Karen told the investigator all she knew of Casey Jameson, since they had the file folder she had given Casey. Casey Jameson’s real name was Carrie Lowe and there was a warrant for her arrest. In the past year she had murdered three men, all under the same circumstances. The investigator told Karen that when Carrie had been a child she had been raped by her father and continued to be raped by him until she stabbed him to death and ran away when she was sixteen. 

“We know what you were trying to do; others have done the same thing. But she has such a deep hatred of men that she just ends up killing them. Do you have any idea where she might have gone?” The investigator did not judge Karen, and she would not be in trouble if she cooperated completely. 

“I don’t know. I had coffee with her, then lunch the next day, and that was it. She mailed me the photos and I paid her. That was our business. I didn’t know anything about her and she knew little of me, except what I told her about my husband. I only wanted some pictures.” Karen broke down. 

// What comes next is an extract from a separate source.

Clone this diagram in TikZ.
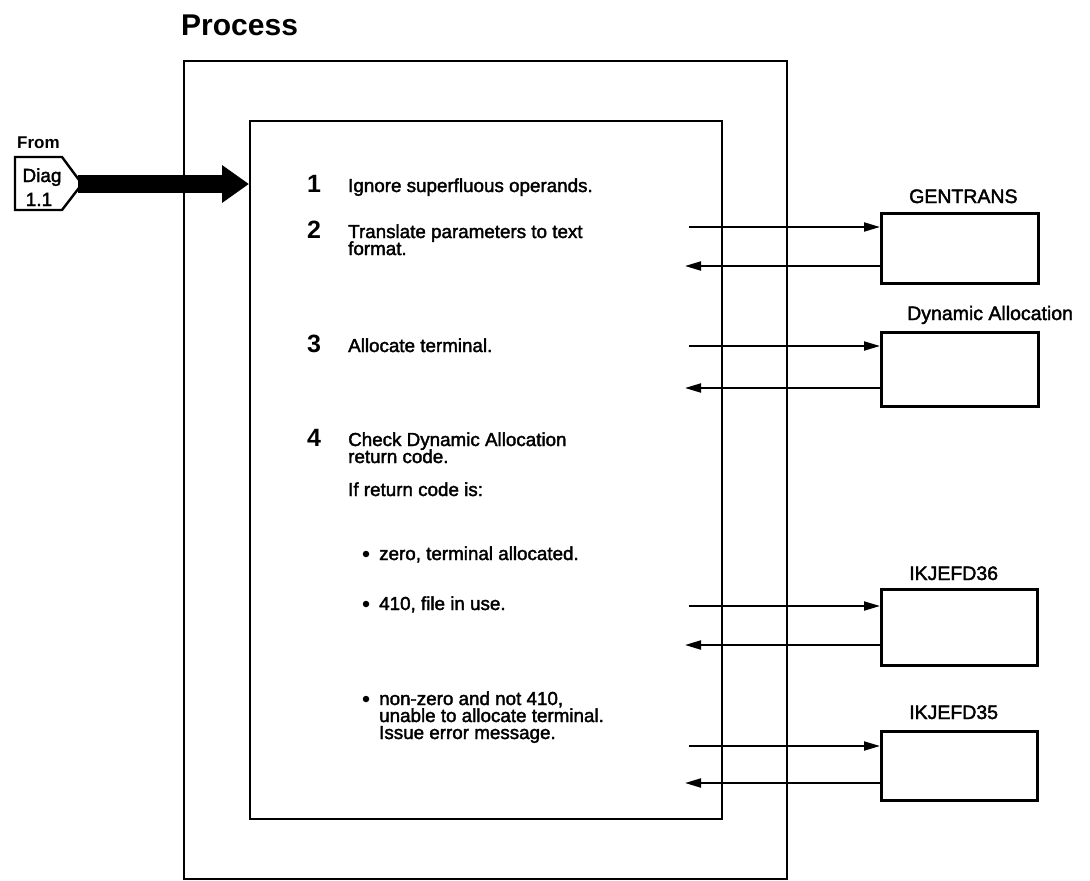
\documentclass[tikz,border=0pt]{standalone}
\usepackage{fontspec}
\setmainfont{Liberation Sans}
\newfontfamily\bodyfont{Liberation Sans}[FakeBold=2]
\usetikzlibrary{arrows.meta}

\tikzset{
  frame/.style={draw, line width=2.4pt, inner sep=0pt},
  modbox/.style={draw, line width=2.6pt, inner sep=0pt, anchor=north west},
  bodytext/.style={font=\bodyfont\fontsize{18.8}{22}\selectfont, anchor=base west, inner sep=0pt},
  stepnum/.style={font=\bfseries\fontsize{25}{28}\selectfont, anchor=base west, inner sep=0pt},
  modlabel/.style={font=\bodyfont\fontsize{19.5}{22}\selectfont, anchor=base west, inner sep=0pt},
  flow/.style={line width=2pt, -{Triangle[length=16pt,width=9pt]}},
  bigflow/.style={line width=18pt, -{Triangle[length=27pt,width=36pt]}},
  dot/.style={circle, fill, inner sep=0pt, minimum size=6.5pt}
}

\begin{document}
\begin{tikzpicture}[x=1pt,y=-1pt]
\useasboundingbox (0,0) rectangle (1090,881);

% heading
\node[font=\bfseries\fontsize{30}{32}\selectfont, anchor=base west, inner sep=0pt] (title) at (181,35) {Process};

% outer and inner process frames
\node[frame, anchor=north west, minimum width=603pt, minimum height=818pt] (outer) at (183,60) {};
\node[frame, anchor=north west, minimum width=472pt, minimum height=698pt] (inner) at (249,120) {};

% off-page connector
\node[font=\bfseries\fontsize{17}{20}\selectfont, anchor=base west, inner sep=0pt] (fromlbl) at (17,148) {From};
\draw[line width=2.4pt, line join=miter] (15,157) -- (62,157) -- (82,184) -- (62,210) -- (15,210) -- cycle;
\coordinate (tagtip) at (78,184);
\node[font=\bodyfont\fontsize{19}{20}\selectfont, anchor=base, inner sep=0pt] (diag) at (42,182) {Diag};
\node[font=\bodyfont\fontsize{19}{20}\selectfont, anchor=base, inner sep=0pt] (diagno) at (39,206) {1.1};
\draw[bigflow] (tagtip) -- (inner.west |- tagtip);

% steps
\node[stepnum] (n1) at (307,192) {1};
\node[bodytext] (t1) at (348,192) {Ignore superfluous operands.};
\node[stepnum] (n2) at (307,238) {2};
\node[bodytext] (t2a) at (348,238) {Translate parameters to text};
\node[bodytext] (t2b) at (348,255) {format.};
\node[stepnum] (n3) at (307,352) {3};
\node[bodytext] (t3) at (348,352) {Allocate terminal.};
\node[stepnum] (n4) at (307,446) {4};
\node[bodytext] (t4a) at (348,446) {Check Dynamic Allocation};
\node[bodytext] (t4b) at (348,463) {return code.};
\node[bodytext] (t4c) at (348,496) {If return code is:};
\node[dot] (b1) at (366,554) {};
\node[bodytext] (t4d) at (379,560) {zero, terminal allocated.};
\node[dot] (b2) at (366,604) {};
\node[bodytext] (t4e) at (379,610) {410, file in use.};
\node[dot] (b3) at (366,699) {};
\node[bodytext] (t4f) at (379,705) {non-zero and not 410,};
\node[bodytext] (t4g) at (379,722) {unable to allocate terminal.};
\node[bodytext] (t4h) at (379,739) {Issue error message.};

% called modules
\node[modbox, minimum width=157pt, minimum height=70pt] (gen) at (880,212) {};
\node[modlabel] (genlbl) at (909,203) {GENTRANS};
\node[modbox, minimum width=157pt, minimum height=74pt] (dyn) at (880,331) {};
\node[modlabel] (dynlbl) at (907,320) {Dynamic Allocation};
\node[modbox, minimum width=156pt, minimum height=76pt] (d36) at (880,588) {};
\node[modlabel] (d36lbl) at (909,580) {IKJEFD36};
\node[modbox, minimum width=156pt, minimum height=69pt] (d35) at (880,730) {};
\node[modlabel] (d35lbl) at (909,719) {IKJEFD35};

% calls and returns
\coordinate (genin) at (689,227);
\coordinate (genout) at (685,266);
\coordinate (dynin) at (689,346);
\coordinate (dynout) at (685,388);
\coordinate (d36in) at (689,606);
\coordinate (d36out) at (685,645);
\coordinate (d35in) at (689,746);
\coordinate (d35out) at (685,783);

\draw[flow] (genin) -- (gen.west |- genin);
\draw[flow] (gen.west |- genout) -- (genout);
\draw[flow] (dynin) -- (dyn.west |- dynin);
\draw[flow] (dyn.west |- dynout) -- (dynout);
\draw[flow] (d36in) -- (d36.west |- d36in);
\draw[flow] (d36.west |- d36out) -- (d36out);
\draw[flow] (d35in) -- (d35.west |- d35in);
\draw[flow] (d35.west |- d35out) -- (d35out);
\end{tikzpicture}
\end{document}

“Don’t blame yourself, Mrs. Haier; you had no idea what you were getting yourself into.” The investigator said she could go home, but not to leave town, and be available for an official statement. She took her son and went home. Paulie stayed with them, and helped them through. Karen couldn’t believe what had happened. She blamed herself. Instead of becoming divorced she was now a widow. 


Amanda Freeman pushed the folder across the table to the blond-haired, attractive, young girl sitting across from her. This blue-eyed girl was known to her peers as Candace Jansen, though Amanda never got her real name, it didn’t matter; all Amanda wanted was the girl’s talent.